**WHAT YOU ARE ASKED TO DO**. Below are the records. Retype, exactly, the lines from the first through the line with "import plotly.graph_objects as go", and leave out the pictures.

───── LISTED ENTRIES

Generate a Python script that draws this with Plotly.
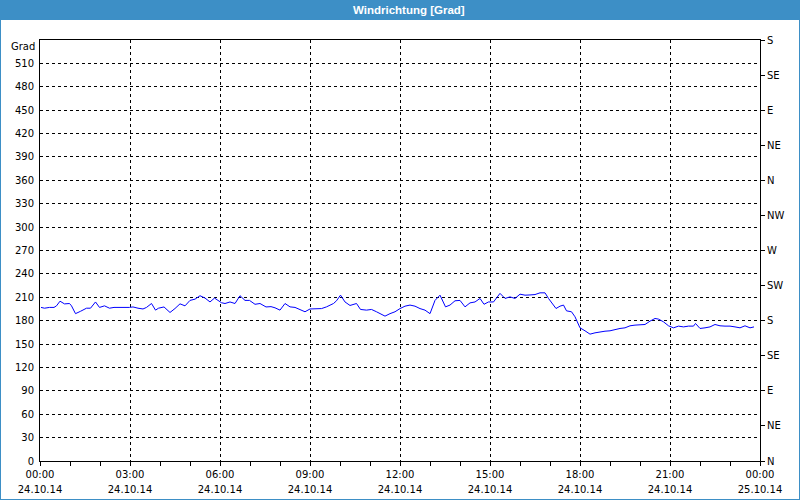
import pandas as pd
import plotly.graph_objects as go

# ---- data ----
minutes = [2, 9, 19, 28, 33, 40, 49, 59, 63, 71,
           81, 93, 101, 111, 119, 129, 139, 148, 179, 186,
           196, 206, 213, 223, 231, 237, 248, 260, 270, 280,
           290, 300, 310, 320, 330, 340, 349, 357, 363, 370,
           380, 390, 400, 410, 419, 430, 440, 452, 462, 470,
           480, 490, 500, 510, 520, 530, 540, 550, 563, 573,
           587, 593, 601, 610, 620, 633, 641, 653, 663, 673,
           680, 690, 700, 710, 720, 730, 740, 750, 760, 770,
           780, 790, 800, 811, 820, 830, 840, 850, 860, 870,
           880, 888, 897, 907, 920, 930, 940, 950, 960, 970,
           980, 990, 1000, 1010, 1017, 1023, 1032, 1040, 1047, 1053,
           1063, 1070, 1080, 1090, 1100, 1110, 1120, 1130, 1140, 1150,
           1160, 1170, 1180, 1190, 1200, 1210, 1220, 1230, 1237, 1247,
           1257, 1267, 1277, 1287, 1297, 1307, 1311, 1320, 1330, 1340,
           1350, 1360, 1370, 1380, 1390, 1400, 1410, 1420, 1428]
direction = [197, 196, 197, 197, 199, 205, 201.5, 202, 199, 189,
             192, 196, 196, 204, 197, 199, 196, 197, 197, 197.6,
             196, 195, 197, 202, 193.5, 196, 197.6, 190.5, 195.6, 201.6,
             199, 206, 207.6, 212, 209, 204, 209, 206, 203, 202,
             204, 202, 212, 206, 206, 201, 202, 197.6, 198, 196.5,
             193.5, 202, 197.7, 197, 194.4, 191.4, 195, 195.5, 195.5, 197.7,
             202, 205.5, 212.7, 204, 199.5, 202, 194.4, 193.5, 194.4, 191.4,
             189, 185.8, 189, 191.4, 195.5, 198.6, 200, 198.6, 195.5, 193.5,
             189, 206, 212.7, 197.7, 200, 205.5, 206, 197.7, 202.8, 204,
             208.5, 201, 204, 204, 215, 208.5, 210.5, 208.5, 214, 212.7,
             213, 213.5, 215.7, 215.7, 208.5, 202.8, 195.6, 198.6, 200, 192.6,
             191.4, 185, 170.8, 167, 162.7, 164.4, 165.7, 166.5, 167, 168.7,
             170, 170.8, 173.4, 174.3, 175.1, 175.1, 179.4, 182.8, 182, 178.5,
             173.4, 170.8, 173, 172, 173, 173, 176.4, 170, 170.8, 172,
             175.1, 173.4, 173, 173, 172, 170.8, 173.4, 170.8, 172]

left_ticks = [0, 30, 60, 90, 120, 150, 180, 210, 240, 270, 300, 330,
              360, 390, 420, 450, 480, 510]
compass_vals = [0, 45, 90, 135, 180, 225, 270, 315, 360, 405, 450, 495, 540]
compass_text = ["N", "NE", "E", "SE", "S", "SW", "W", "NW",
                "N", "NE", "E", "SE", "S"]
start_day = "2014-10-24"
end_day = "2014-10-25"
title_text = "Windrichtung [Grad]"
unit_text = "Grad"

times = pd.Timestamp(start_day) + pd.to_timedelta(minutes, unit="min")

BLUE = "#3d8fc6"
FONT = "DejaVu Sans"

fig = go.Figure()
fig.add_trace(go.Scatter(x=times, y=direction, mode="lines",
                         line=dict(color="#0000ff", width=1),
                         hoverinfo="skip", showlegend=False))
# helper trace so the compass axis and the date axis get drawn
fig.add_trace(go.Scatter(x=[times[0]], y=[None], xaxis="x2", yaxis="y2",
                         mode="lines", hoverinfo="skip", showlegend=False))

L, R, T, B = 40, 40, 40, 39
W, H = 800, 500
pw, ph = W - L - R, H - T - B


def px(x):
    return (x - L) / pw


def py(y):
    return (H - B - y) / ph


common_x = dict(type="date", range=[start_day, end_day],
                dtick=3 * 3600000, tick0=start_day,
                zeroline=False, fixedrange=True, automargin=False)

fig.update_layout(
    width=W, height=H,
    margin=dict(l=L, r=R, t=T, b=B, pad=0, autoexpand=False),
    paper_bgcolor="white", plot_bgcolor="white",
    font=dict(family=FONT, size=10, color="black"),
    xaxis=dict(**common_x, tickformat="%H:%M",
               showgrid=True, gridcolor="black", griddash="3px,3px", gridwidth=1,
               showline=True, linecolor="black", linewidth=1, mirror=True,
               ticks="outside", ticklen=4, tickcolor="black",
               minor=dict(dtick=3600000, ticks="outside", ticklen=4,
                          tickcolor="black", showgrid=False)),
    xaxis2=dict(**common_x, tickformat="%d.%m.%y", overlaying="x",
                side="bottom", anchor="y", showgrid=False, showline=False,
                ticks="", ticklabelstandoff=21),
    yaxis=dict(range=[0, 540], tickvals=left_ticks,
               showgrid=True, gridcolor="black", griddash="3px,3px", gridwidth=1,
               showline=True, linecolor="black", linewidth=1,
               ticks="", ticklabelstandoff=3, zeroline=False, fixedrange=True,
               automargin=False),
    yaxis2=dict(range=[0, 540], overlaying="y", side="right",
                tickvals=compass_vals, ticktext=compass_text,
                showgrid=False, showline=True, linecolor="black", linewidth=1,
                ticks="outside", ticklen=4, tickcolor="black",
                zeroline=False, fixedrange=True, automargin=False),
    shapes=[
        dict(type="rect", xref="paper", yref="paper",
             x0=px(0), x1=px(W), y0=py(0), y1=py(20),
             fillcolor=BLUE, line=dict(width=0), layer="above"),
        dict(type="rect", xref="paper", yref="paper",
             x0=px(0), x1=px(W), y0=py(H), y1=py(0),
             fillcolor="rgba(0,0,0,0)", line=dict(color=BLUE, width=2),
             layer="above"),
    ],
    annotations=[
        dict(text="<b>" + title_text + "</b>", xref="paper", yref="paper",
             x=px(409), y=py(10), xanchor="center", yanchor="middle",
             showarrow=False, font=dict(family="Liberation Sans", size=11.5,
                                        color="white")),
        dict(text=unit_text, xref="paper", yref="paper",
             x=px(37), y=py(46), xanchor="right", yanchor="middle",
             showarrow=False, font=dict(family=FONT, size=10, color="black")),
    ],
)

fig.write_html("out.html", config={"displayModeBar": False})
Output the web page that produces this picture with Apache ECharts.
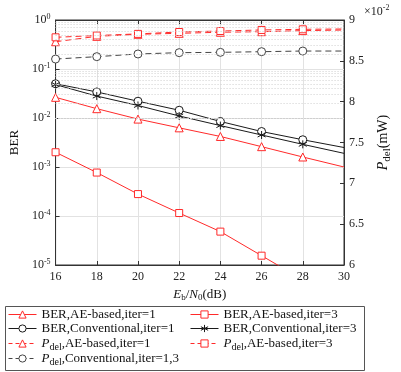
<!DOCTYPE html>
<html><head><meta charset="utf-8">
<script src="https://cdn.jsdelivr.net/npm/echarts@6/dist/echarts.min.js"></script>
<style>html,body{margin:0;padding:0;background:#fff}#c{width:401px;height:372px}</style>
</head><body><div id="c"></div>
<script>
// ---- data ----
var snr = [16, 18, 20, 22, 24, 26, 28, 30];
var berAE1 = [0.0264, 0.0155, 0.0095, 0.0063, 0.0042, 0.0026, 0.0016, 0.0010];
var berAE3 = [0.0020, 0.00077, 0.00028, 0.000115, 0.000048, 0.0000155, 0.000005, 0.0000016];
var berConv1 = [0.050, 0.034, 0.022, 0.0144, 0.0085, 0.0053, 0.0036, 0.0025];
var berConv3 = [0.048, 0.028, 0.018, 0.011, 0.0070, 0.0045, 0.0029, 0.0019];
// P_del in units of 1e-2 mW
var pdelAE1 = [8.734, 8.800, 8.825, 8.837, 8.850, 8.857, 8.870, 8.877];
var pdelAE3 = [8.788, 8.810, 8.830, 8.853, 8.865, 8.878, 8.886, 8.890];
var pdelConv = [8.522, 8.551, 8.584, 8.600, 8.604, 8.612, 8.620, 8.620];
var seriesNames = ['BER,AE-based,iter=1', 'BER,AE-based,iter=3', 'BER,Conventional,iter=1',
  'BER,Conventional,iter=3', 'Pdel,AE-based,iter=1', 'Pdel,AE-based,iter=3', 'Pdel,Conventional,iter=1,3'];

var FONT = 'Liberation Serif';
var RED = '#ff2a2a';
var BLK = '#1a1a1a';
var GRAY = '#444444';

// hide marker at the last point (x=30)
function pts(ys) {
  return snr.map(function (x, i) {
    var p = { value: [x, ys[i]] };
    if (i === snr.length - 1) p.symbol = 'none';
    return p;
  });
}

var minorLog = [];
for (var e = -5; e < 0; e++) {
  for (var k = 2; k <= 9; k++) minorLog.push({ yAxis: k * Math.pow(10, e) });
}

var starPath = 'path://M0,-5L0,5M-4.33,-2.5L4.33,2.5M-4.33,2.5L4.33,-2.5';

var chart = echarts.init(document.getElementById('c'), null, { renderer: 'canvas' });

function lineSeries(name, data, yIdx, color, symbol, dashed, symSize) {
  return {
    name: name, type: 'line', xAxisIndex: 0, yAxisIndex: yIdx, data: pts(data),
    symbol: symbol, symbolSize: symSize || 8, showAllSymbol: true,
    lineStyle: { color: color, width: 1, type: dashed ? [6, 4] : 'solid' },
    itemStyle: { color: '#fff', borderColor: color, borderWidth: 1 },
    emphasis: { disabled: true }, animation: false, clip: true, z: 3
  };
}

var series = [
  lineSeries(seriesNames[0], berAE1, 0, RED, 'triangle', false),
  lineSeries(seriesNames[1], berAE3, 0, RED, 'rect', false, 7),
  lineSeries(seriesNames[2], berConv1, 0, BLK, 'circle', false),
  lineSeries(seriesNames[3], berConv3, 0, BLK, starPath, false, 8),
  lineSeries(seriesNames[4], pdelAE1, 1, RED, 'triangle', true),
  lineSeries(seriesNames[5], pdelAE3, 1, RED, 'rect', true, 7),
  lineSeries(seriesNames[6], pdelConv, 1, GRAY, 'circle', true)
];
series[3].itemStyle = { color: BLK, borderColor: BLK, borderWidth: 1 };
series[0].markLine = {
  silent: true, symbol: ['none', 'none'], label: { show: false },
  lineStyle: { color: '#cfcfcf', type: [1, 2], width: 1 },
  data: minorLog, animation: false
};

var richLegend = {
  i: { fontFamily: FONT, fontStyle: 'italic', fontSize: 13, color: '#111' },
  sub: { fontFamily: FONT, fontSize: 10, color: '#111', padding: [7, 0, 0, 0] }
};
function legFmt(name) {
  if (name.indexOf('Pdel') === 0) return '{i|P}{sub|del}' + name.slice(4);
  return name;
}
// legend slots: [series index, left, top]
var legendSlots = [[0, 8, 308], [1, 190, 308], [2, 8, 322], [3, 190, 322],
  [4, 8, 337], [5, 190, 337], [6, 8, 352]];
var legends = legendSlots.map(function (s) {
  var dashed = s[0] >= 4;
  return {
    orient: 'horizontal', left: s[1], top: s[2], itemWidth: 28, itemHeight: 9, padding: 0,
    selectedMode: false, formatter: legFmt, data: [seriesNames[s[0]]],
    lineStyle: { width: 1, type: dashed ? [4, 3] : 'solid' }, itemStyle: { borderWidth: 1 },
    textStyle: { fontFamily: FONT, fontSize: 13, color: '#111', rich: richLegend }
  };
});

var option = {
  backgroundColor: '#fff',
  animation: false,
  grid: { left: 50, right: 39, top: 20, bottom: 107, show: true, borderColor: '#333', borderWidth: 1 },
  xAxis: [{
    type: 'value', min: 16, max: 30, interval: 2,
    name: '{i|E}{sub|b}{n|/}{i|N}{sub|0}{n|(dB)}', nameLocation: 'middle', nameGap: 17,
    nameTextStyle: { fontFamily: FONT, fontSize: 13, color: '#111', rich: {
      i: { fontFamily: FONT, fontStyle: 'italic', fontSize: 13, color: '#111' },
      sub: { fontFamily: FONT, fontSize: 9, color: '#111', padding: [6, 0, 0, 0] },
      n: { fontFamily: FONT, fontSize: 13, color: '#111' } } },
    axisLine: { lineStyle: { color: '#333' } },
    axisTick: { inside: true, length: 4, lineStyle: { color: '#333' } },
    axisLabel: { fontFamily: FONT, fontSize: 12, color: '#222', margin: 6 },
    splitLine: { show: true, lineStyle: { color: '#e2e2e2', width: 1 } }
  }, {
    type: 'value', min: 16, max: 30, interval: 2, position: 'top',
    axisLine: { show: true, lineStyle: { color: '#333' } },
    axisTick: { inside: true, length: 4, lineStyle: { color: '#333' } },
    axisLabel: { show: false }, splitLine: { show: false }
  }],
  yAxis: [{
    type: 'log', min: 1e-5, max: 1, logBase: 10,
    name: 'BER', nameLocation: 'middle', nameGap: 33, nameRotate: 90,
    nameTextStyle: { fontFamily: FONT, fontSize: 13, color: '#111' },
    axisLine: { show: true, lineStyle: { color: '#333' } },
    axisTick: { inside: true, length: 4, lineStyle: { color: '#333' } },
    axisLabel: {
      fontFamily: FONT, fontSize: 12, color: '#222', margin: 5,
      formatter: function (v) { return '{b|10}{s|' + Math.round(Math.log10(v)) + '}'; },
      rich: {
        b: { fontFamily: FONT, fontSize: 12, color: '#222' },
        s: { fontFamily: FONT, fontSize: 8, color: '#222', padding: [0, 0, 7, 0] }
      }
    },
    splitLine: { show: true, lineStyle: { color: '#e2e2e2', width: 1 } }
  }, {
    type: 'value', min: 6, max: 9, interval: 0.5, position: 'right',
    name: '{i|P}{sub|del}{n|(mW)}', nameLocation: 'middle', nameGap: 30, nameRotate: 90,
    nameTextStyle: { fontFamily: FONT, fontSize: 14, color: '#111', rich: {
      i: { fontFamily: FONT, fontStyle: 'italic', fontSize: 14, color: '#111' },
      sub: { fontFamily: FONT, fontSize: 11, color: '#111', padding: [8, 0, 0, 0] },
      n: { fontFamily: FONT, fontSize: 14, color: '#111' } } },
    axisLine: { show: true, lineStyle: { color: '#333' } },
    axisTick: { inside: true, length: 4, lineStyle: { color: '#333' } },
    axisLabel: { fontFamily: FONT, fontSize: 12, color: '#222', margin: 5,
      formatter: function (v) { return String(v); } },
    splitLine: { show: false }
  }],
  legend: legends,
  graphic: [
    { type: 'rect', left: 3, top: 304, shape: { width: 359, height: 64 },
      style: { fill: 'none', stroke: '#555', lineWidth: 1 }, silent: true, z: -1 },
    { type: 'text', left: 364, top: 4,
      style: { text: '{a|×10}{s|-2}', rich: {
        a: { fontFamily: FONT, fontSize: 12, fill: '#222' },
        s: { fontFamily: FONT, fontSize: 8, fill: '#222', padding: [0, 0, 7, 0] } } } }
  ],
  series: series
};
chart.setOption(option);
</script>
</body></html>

──────────

**EXERCISE RESPONSE**.
Generate a Python script that draws this with Plotly.
import pandas as pd
import plotly.graph_objects as go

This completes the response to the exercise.